Dlad · September 8, 2024, 7:08am

thanks
yes
Jieba is an excellent engine for word segmentation. Thank you.

Regarding the third point:
I am referring to the “Markov model”, which performs word segmentation by calculating Bayesian probability based on a word library.

Allow users to provide a word segmentation dictionary in the form of “phrase => weight”. The engine defaults to using the word segmentation method with the highest score.
Provide a tool for generating a word segmentation dictionary. According to the given corpus, automatically generate the weight dictionary mentioned in 1.

I think this can solve most problems and is convenient to use. It also provides users with means to handle corner cases.

=============== detail ===================
Sorry, I haven’t been able to find an example that can be accurately conveyed to “non-native speakers of Chinese”. Chapters 4 and 5 of the book “The Beauty of Mathematics” outline “the evolution of Chinese word segmentation” and “hidden Markov models”, which are the sources of my knowledge.
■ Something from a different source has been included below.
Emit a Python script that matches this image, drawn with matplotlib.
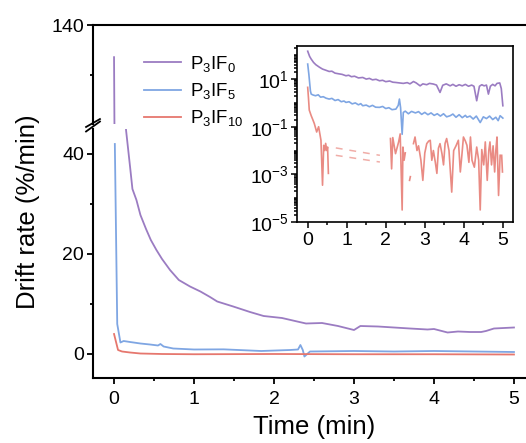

For a Chinese text, there are multiple ways of word segmentation.
Different usage scenarios have different needs for word segmentation:
a) Word segmentation by calculating Bayesian probability based on a word library often can obtain word segmentation that conforms to the context.
b) Single-character word segmentation or the use of multiple word segmentation methods together meets people’s expectations for “search” and can also partially handle the search experience when users “incorrectly select” keywords.
Therefore, I think it would be more convenient in use if “multiple word segmentation methods can be run in parallel and merged and sorted according to weighted calculation rank”.